Это был не только страшный, но и загадочный человек. Его бесстрастное лицо было неподвижно, движения медленны и размерены. Но бывало, что какой-нибудь смелый или отчаянный ученик, сделав ошибку, начинает уже все путать: мешает годы, события, лиц... Алкивиада смешивает с Периклом, пунические войны с персидскими, а тут еще Марий и Сулла путаются - он сам чувствует, что заврался и в порыве отчаяния врет дальше, лишь бы только окончательно не замолчать. Смирнов никогда не поправит, не сделает ни одного замечания, но когда несчастный уже окончательно заврется и в ужасе сам остановится, как испуганный бычок перед новыми воротами, улыбка вдруг озаряет лицо Смирнова - это всегда казалось очень неожиданным, улыбка совершенно меняла его лицо и казалась даже доброй...

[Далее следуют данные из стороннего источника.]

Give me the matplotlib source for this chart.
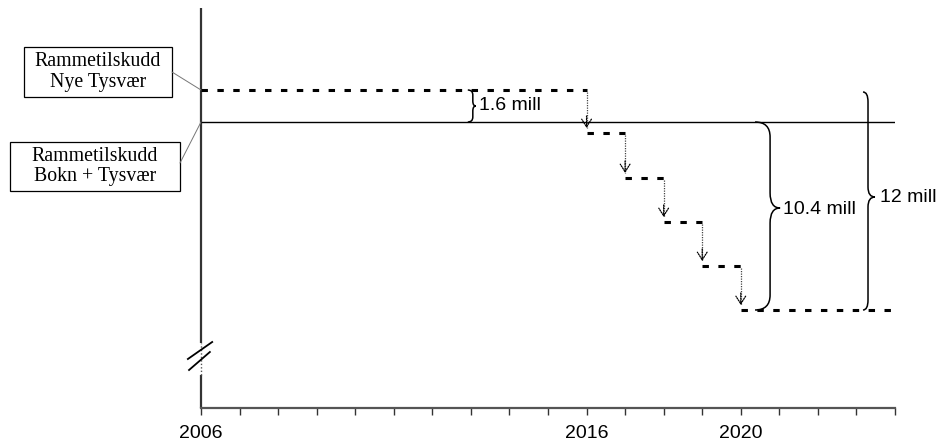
import matplotlib
matplotlib.use("Agg")
import matplotlib.pyplot as plt
from matplotlib.path import Path
from matplotlib.patches import PathPatch, Rectangle, ConnectionPatch

# ---------------- data ----------------
years_all = list(range(2006, 2025))
labelled_years = [2006, 2016, 2020]
top_level = 15.9          # Rammetilskudd Nye Tysvær
base_level = 14.3         # Rammetilskudd Bokn + Tysvær
step_years = [2016, 2017, 2018, 2019, 2020, 2024]
step_levels = [13.75, 11.5, 9.3, 7.1, 4.9]
brace_labels = ["1.6 mill", "10.4 mill", "12 mill"]
box_labels = ["Rammetilskudd\nNye Tysvær", "Rammetilskudd\nBokn + Tysvær"]

W, H = 946, 443
fig = plt.figure(figsize=(W / 100, H / 100), dpi=100)

# overlay for boxes (pixel coordinates)
ov = fig.add_axes([0, 0, 1, 1])
ov.set_xlim(0, W)
ov.set_ylim(H, 0)
ov.axis("off")

ax = fig.add_axes([201 / W, 35 / H, 694 / W, 400 / H])
ax.set_xlim(2006, 2024)
ax.set_ylim(0, 20)
ax.patch.set_visible(False)
for k, s in ax.spines.items():
    s.set_visible(k == "bottom")
ax.spines["bottom"].set_color("#555555")
ax.spines["bottom"].set_linewidth(1.6)
ax.set_xticks(years_all)
ax.set_xticklabels([str(y) if y in labelled_years else "" for y in years_all],
                   family="Liberation Sans", fontsize=14)
ax.tick_params(axis="x", length=5, width=1, color="#333333", pad=7)
ax.set_yticks([])

# left axis with break
ax.plot([2006, 2006], [3.25, 20], color="#333333", lw=1.6, clip_on=False, solid_capstyle="butt")
ax.plot([2006, 2006], [0, 1.65], color="#333333", lw=1.6, clip_on=False, solid_capstyle="butt")
ax.plot([2006, 2006], [1.65, 3.25], color="#555555", lw=1.0, ls=(0, (1, 1.5)), clip_on=False)
ax.plot([2005.66, 2006.29], [2.45, 3.3], color="black", lw=1.3, clip_on=False)
ax.plot([2005.69, 2006.23], [1.9, 2.8], color="black", lw=1.3, clip_on=False)

# levels
dash = dict(color="black", lw=2.2, ls=(0, (2.1, 3.1)), solid_capstyle="butt")
ax.plot([2006, step_years[0]], [top_level, top_level], **dash)
ax.plot([2006, 2024], [base_level, base_level], color="black", lw=1.0)
for i, lev in enumerate(step_levels):
    ax.plot([step_years[i], step_years[i + 1]], [lev, lev], **dash)

# dotted arrows
prev = [top_level] + step_levels[:-1]
for i, lev in enumerate(step_levels):
    x = step_years[i]
    tip = lev + 0.25
    ax.plot([x, x], [prev[i] - 0.1, tip], color="#444444", lw=0.9, ls=(0, (1, 1)))
    ax.annotate("", xy=(x, tip), xytext=(x, tip + 0.6),
                arrowprops=dict(arrowstyle="->,head_length=0.55,head_width=0.35",
                                lw=0.9, color="black", shrinkA=0, shrinkB=0,
                                linestyle=(0, (1, 1))))

# braces
def brace(x0, xs, xt, y0, y1, ym, r):
    verts = [(x0, y0), (xs, y0), (xs, y0 - r),
             (xs, ym + r), (xs, ym), (xt, ym),
             (xs, ym), (xs, ym - r),
             (xs, y1 + r), (xs, y1), (x0, y1)]
    codes = [Path.MOVETO, Path.CURVE3, Path.CURVE3,
             Path.LINETO, Path.CURVE3, Path.CURVE3,
             Path.CURVE3, Path.CURVE3,
             Path.LINETO, Path.CURVE3, Path.CURVE3]
    ax.add_patch(PathPatch(Path(verts, codes), fill=False, lw=1.1, ec="black",
                           clip_on=False))

final_level = step_levels[-1]
brace(2012.92, 2013.05, 2013.13, top_level, base_level, (top_level + base_level) / 2, 0.25)
brace(2020.37, 2020.76, 2021.02, base_level, final_level, 10.0, 0.75)
brace(2023.17, 2023.30, 2023.48, top_level - 0.1, final_level, 10.55, 0.5)

tfont = dict(family="Liberation Sans", fontsize=14, va="center", ha="left")
ax.text(2013.22, (top_level + base_level) / 2, brace_labels[0], **tfont)
ax.text(2021.1, 9.95, brace_labels[1], **tfont)
ax.text(2023.62, 10.55, brace_labels[2], **tfont)

# boxes
boxes = [(24, 47, 148, 50), (10, 142, 170, 49)]
for (bx, by, bw, bh), lab in zip(boxes, box_labels):
    ov.add_patch(Rectangle((bx, by), bw, bh, fill=False, lw=0.9, ec="black"))
    ov.text(bx + bw / 2, by + bh / 2, lab, ha="center", va="center",
            family="Liberation Serif", fontsize=14.3, linespacing=1.1)

for (xa, ya), lev in [((172, 72), top_level), ((180, 163), base_level)]:
    cp = ConnectionPatch(xyA=(xa, ya), coordsA=ov.transData,
                         xyB=(2006, lev), coordsB=ax.transData,
                         color="#777777", lw=0.7)
    fig.add_artist(cp)

fig.savefig("out.png", dpi=100)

Но результат, конечно, был тот же: единица в классном журнале! Мне до сих пор непонятен этот человек. Мы его боялись больше, чем кого-либо другого в гимназии, больше, чем самого директора, и уже после окончания гимназии я нередко просыпался в холодном поту, так как мне приснился сон, что "историк" вызвал меня и я не знаю урока. Да что там говорить - этот страшный сон мне снится порой даже теперь, через пятьдесят лет! Разве это не страшно? Уже будучи взрослым, когда, казалось, я должен был освободиться от детского страха перед ним, мне хотелось встретиться с ним и спросить, почему и зачем он всех нас тогда так мучил? Впрочем, не совсем уверен, хватило ли бы у меня на это смелости...

Я не хочу сказать, что среди наших преподавателей не было никого, кто не оставил в моей душе хороших воспоминаний. Наш преподаватель математики, физики и космографии, Виктор Петрович Минин, был, вероятно, не плохим человеком, и многие его у нас даже любили. Но у меня лично такого чувства к нему не было: во-первых, я терпеть не мог математику (и она меня не любила), а во-вторых, и сам Минин относился ко мне определенно недоброжелательно (со своей точки зрения он, вероятно, был совершенно прав).